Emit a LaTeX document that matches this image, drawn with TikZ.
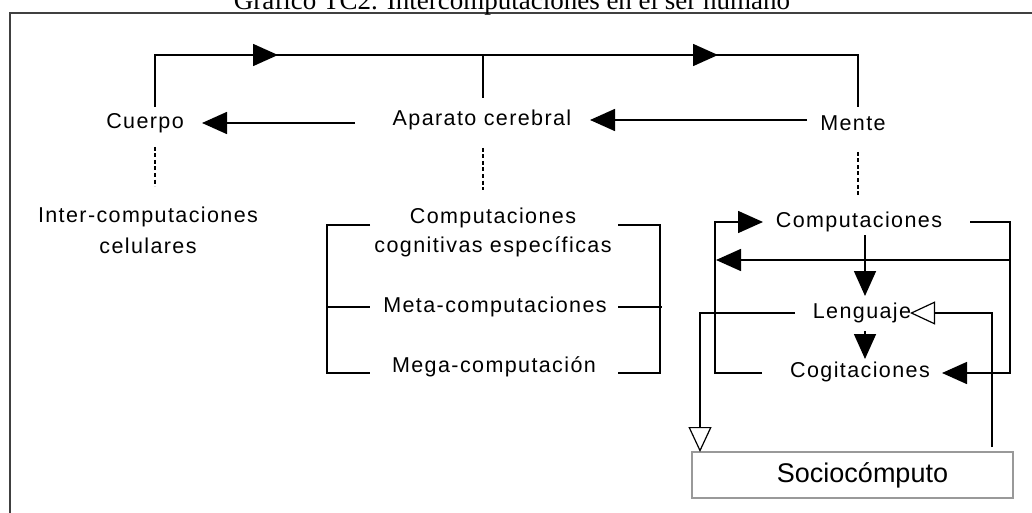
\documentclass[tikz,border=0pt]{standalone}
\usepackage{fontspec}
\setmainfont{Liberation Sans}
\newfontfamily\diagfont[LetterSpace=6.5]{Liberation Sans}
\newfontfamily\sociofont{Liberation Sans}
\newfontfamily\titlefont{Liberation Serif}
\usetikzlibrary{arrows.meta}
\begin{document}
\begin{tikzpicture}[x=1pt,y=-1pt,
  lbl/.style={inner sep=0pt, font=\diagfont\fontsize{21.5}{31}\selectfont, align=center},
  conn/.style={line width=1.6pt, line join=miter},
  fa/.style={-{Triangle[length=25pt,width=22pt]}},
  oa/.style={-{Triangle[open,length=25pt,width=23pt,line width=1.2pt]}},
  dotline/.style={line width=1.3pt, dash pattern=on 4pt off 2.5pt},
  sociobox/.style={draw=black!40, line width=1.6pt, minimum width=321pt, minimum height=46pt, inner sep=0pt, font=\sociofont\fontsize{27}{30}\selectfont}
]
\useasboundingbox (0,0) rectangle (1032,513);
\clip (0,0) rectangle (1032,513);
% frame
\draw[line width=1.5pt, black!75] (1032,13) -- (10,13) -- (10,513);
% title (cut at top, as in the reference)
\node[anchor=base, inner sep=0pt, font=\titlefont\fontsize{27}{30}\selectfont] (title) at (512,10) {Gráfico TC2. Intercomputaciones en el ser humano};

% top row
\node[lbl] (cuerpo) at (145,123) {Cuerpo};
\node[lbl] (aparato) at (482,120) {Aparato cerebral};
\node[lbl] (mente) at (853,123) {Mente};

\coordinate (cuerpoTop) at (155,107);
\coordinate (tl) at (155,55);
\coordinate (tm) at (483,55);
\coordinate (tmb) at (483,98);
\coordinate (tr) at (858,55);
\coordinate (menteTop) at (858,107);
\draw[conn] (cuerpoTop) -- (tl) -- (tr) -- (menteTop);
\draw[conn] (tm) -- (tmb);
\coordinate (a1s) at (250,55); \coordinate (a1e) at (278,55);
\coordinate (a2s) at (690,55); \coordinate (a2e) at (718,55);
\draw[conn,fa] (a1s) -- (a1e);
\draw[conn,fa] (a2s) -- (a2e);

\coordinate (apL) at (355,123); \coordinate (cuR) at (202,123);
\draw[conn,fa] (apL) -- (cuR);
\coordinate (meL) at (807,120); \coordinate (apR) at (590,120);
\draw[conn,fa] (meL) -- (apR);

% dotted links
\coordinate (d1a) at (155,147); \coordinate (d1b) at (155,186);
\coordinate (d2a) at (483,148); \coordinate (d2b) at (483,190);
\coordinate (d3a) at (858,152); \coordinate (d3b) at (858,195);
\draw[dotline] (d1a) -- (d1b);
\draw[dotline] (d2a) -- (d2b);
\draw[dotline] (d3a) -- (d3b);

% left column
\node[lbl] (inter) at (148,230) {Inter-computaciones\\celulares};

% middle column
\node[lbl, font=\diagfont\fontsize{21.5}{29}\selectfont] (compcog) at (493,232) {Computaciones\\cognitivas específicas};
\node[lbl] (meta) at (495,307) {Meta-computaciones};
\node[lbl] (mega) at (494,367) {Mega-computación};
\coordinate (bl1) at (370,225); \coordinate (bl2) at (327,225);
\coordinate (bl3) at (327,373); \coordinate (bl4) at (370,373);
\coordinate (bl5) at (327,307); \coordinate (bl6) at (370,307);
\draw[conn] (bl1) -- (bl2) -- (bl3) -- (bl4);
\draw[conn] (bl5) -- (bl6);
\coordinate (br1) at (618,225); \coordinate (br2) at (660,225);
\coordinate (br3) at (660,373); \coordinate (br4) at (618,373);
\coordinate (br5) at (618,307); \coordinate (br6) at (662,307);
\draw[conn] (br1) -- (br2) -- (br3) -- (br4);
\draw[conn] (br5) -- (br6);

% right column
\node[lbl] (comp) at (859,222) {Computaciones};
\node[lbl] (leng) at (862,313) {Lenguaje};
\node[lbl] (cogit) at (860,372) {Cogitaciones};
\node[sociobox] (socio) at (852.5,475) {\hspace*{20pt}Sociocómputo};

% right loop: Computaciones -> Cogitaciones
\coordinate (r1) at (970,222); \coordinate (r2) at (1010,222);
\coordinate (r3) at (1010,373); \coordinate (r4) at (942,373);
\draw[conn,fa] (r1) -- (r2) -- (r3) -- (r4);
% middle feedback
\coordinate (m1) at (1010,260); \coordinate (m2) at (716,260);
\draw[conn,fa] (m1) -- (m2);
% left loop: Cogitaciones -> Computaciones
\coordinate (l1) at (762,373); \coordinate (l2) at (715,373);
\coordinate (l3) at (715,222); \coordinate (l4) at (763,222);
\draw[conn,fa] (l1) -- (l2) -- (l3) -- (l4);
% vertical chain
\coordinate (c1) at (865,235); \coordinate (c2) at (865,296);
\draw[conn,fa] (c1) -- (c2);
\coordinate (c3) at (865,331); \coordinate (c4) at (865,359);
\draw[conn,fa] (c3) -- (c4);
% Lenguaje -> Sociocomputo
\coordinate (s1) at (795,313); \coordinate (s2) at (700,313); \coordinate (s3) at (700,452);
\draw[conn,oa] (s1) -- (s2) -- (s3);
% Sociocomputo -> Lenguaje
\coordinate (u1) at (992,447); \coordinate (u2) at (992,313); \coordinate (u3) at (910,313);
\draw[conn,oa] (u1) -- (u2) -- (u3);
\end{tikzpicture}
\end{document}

━━━━━━━━━━━━━━━━━━━━━━━━━━━━━━

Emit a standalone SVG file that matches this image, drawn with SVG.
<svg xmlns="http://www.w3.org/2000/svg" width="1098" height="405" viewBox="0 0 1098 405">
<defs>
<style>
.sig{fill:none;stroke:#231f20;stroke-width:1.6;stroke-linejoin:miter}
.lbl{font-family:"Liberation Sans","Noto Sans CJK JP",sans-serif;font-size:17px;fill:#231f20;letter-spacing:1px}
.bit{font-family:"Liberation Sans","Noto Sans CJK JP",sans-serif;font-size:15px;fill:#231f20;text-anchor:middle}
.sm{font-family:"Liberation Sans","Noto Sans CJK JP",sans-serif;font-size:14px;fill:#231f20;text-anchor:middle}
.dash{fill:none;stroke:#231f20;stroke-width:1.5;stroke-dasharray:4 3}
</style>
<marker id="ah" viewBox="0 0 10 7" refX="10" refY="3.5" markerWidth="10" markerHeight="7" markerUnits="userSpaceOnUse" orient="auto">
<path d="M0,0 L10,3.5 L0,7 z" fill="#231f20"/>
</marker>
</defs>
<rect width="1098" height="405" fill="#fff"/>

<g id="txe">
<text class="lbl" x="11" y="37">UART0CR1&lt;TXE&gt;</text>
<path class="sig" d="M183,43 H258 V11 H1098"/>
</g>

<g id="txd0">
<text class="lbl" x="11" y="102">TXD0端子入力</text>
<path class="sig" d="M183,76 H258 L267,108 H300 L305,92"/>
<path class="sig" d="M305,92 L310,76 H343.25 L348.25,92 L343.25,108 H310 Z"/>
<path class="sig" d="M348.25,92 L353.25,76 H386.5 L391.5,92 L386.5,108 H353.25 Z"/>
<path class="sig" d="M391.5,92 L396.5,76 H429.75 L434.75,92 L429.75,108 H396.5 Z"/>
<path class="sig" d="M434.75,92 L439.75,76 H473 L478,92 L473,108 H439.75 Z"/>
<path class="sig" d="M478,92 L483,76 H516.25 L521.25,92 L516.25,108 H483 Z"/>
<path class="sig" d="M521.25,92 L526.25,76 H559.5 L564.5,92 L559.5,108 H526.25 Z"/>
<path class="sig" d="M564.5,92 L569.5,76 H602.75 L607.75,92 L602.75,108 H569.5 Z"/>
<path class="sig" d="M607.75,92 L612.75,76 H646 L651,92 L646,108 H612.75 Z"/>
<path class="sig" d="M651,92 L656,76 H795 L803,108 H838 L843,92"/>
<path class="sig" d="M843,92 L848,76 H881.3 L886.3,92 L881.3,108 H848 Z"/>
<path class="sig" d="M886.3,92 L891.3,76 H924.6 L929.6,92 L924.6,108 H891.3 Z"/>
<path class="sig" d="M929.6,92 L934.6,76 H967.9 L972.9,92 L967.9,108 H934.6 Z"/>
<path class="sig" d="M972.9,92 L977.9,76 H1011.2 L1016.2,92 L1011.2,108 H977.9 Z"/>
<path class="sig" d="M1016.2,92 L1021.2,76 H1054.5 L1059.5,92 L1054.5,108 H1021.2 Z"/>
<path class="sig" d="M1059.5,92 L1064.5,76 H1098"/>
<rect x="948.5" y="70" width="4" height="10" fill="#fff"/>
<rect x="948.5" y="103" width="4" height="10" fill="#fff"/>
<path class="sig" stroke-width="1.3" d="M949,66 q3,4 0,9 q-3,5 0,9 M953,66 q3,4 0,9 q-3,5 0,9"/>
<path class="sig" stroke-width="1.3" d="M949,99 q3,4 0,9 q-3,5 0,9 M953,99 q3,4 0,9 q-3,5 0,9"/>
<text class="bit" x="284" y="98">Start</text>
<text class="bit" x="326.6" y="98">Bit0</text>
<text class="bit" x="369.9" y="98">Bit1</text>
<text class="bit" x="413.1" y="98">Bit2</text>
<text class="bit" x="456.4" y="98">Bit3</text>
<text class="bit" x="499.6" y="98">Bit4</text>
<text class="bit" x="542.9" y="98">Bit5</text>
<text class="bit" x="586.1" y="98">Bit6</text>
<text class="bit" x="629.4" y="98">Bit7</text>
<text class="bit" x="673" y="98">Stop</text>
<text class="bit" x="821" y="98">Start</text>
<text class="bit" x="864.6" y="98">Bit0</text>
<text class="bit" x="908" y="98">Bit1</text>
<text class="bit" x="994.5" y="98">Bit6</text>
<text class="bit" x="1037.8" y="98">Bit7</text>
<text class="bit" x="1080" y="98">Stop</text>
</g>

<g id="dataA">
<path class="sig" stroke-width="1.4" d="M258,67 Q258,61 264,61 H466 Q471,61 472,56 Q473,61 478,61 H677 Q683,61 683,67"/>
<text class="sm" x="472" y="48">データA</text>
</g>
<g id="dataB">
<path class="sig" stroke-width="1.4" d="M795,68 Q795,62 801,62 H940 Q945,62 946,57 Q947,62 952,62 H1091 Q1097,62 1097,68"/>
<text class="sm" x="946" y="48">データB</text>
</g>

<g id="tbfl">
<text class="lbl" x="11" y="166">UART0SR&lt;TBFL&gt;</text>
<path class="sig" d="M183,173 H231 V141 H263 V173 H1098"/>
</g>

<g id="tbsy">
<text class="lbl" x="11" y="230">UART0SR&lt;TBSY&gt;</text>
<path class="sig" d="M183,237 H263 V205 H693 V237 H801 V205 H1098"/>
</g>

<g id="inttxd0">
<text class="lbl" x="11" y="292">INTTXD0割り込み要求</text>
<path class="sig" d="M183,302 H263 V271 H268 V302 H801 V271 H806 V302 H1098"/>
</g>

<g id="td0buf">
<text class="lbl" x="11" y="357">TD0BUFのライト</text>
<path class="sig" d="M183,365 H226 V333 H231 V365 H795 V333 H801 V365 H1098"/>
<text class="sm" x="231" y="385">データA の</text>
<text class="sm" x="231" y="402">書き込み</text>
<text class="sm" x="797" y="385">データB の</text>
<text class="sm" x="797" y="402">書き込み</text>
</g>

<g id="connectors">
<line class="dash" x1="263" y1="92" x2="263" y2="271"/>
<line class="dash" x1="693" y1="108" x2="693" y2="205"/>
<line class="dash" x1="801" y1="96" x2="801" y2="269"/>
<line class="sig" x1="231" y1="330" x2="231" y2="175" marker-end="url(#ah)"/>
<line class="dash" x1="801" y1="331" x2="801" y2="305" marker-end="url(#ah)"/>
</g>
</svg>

━━━━━━━━━━━━━━━━━━━━━━━━━━━━━━

— PROMPT —
Where a line above contains the string "matches", copy that line.

— OUTPUT BELOW —
Emit a LaTeX document that matches this image, drawn with TikZ.
Emit a standalone SVG file that matches this image, drawn with SVG.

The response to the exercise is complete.